While we might not have Peace in our world, and the bomb factory in Aldermaston is still open, the symbol itself has tenure. Generation after generation are inspired by it and continue to display it, some with purpose and passion, some purely commercial. My theory is that we must decode its personal meaning, obtain inner peace, before Peace is known globally, forever.

I am very excited that my journey to create a 20,000 mile Peace sign will finish in this year that marks a major anniversary of its creation. While I will be taking some big hills, again through the Rockies, the Peace symbol is far from over the hill…..

It is a infinite brand that belongs to no corporation, although it has been heavily commercialized, and it was meant to be freely used by the people. I ask that you all think beyond the simple scribble, delve deep into your hearts, and leave your definition on the Wall of Beliefs.

National Geographic will soon release a book called Peace: The Biography of A Symbol. I recommend it to everyone.

*Thanks to Crystal Waters and Pete Selkowe because they forwarded some resources to me.*


When I was in ATL the other day I picked up a book from the MLK Jr. Center for Non Violence and Social Justice. The first sentence in the book , The Measure of Man, questions, “What is man?” What follows below is an excerpt:

“Some years ago a group of chemists who had a flair for statistics decided to work out the worth of man’s body in terms of the market values for that day. They got together and did a lot of work, and finally they came to this conclusion: The average man has enough fat in him to make about seven bars of soap, enough iron to make a medium-sized nail, enough sugar to fill a shaker, enough lime to whitewash a chicken coop, enough phosphorus for about 2, 220 match tips, and enough magnesium for a dose of magnesia. When all of this was added up in terms of the market values of that day it came to about ninety-eight cents.

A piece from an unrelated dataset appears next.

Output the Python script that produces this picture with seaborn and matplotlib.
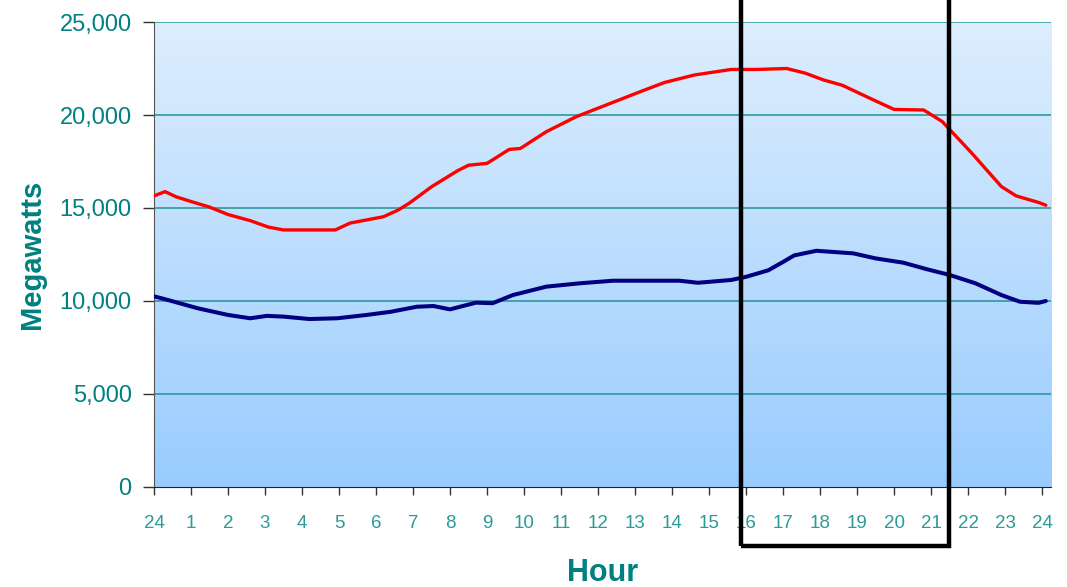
import numpy as np
import seaborn as sns
import matplotlib.pyplot as plt
from matplotlib.patches import Rectangle

# Hourly load readings (hours after midnight, megawatts)
red_hours = [0.0, 0.3, 0.6, 1.0, 1.5, 2.0, 2.6, 3.1, 3.5, 4.9, 5.3, 6.2, 6.6, 6.9, 7.5,
             8.2, 8.5, 9.0, 9.6, 9.9, 10.6, 11.4, 12.3, 13.2, 13.8, 14.6, 15.6, 16.3,
             17.1, 17.6, 18.1, 18.6, 19.4, 20.0, 20.8, 21.3, 22.1, 22.9, 23.3, 23.9, 24.1]
red_mw = [15650, 15880, 15600, 15350, 15050, 14650, 14320, 13970, 13820, 13820, 14190,
          14530, 14890, 15260, 16140, 17000, 17300, 17400, 18150, 18200, 19100, 19900,
          20600, 21300, 21750, 22150, 22450, 22450, 22500, 22250, 21880, 21600, 20850,
          20300, 20270, 19650, 17950, 16150, 15650, 15300, 15150]

blue_hours = [0.0, 0.2, 1.2, 2.0, 2.6, 3.05, 3.5, 4.2, 4.95, 5.75, 6.4, 7.1, 7.55, 8.0,
              8.7, 9.15, 9.7, 10.6, 11.5, 12.4, 14.2, 14.7, 15.6, 16.0, 16.6, 17.0, 17.3,
              17.9, 18.9, 19.5, 20.25, 20.9, 21.5, 22.2, 22.9, 23.4, 23.9, 24.1]
blue_mw = [10250, 10150, 9600, 9250, 9070, 9200, 9160, 9030, 9070, 9250, 9420, 9690,
           9730, 9550, 9910, 9880, 10320, 10770, 10950, 11090, 11090, 10980, 11130, 11300,
           11650, 12100, 12450, 12700, 12560, 12290, 12060, 11700, 11400, 10950, 10320,
           9960, 9900, 10000]

tick_labels = ['24'] + [str(h) for h in range(1, 25)]
teal = '#008080'

sns.set_style('white')
plt.rcParams['font.family'] = ['Liberation Sans', 'DejaVu Sans']

fig = plt.figure(figsize=(10.67, 5.87), dpi=100)
ax = fig.add_axes([0.1443, 0.1704, 0.8407, 0.7921])

xmax = 24.24
# vertical gradient background
grad = np.linspace(0, 1, 256).reshape(-1, 1)
cmap = sns.blend_palette(['#99CCFF', '#DDEEFD'], as_cmap=True)
ax.imshow(grad, cmap=cmap, origin='lower', aspect='auto',
          extent=[0, xmax, 0, 25000], zorder=0)

sns.lineplot(x=red_hours, y=red_mw, color='#FF0000', lw=2.4, sort=False, ax=ax, zorder=3)
sns.lineplot(x=blue_hours, y=blue_mw, color='#000080', lw=2.9, sort=False, ax=ax, zorder=3)

for yv in range(5000, 25001, 5000):
    ax.axhline(yv, color='#2E9999', lw=1.2, zorder=2)

ax.set_xlim(0, xmax)
ax.set_ylim(0, 25000)
ax.set_xticks(range(25))
ax.set_xticklabels(tick_labels)
ax.set_yticks(range(0, 25001, 5000))
ax.set_yticklabels([f'{v:,}' for v in range(0, 25001, 5000)])

for s in ['top', 'right']:
    ax.spines[s].set_visible(False)
ax.spines['left'].set_color('#555555')
ax.spines['bottom'].set_color('#222222')
ax.tick_params(axis='y', direction='out', length=8, width=1, color='#333333',
               labelsize=17, labelcolor=teal, pad=8, left=True)
ax.tick_params(axis='x', direction='out', length=6, width=1, color='#333333',
               labelsize=13.5, labelcolor='#2A9A9A', pad=14, bottom=True)

ax.set_ylabel('Megawatts', fontsize=21, fontweight='bold', color=teal, labelpad=10)
fig.text(0.565, 0.01, 'Hour', fontsize=22, fontweight='bold', color=teal,
         ha='center', va='baseline')

# highlight box around evening peak
box = Rectangle((15.86, -3170), 5.63, 30500, fill=False, ec='black', lw=3.2,
                clip_on=False, zorder=5)
ax.add_patch(box)

fig.savefig('out.png', dpi=100)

Now, I guess, since the standards of living are a little higher today, you could get about a dollar ninety-eight for the average man. (and now days that would be about 3.98)”

This is interesting. Think about it. Man’s bodily stuff is worth only 3.98. But can we explain the whole of man in terms of $3.98? Can we explain the artistic genius of Michelangelo or Alex Grey in terms of $3.98? Can we explain the spiritual genius of Martin Luther King, Jr. in $3.98? Can we explain the mystery of the human soul in terms of $3.98? There is something within man that cannot be explained in terms of dollars and cents.

And I’m looking for it. Here’s something priceless from my day:
Baton Rouge say "Peace"

A response with my ethos

This is an excerpt from my correspondence with a very cool, supportive female scooterist in D.C. We are trying to get a ride in place, if not with a bunch of people, at least a chance to meet one another. Anyways, I am posting my response to make my modus operandi a bit clearer to the public.

I wanted to respond to, “but so far I don’t know which of the scootin’ folks are sufficiently opposed to the war to be up for riding with you.”
“The message behind this trip is Peace, first and foremost. I am trying to do something where the war isn’t the focus, but Peace is. Hopefully, if we start from that perspective, we eventually all get to the same point-that war doesn’t seem to solve conflict, it just establishes power-power over and not power with-which is what a democracy is supposed to be. But the more we focus on war- even “anti-war” the less we are really getting to the heart of what Peace is and what it means to the individual. Make any sense? Thats why this summer I am just asking people to define Peace. The individual who takes the time to define something has just empowered themselves and created a way to measure results. P.E.A.C.E.SCOOTER is meant to be more inclusive than an anti-war event, a lot of people won’t go to those- but that doesn’t mean they can’t define Peace for themselves. I can’t think of anyone who would truly say and mean that they don’t want peace for themselves in some manner…and I’m just riding around trying to figure out what those personal definitions are. ”

Try this statement: I am at Peace when we are at War. That just seems weird.
Mother Teresa always said something like “you won’t see me at an anti-war rally, but throw a pro-peace rally and I’m there!’

I would rather us make history by creating Peace, than become history in its absence.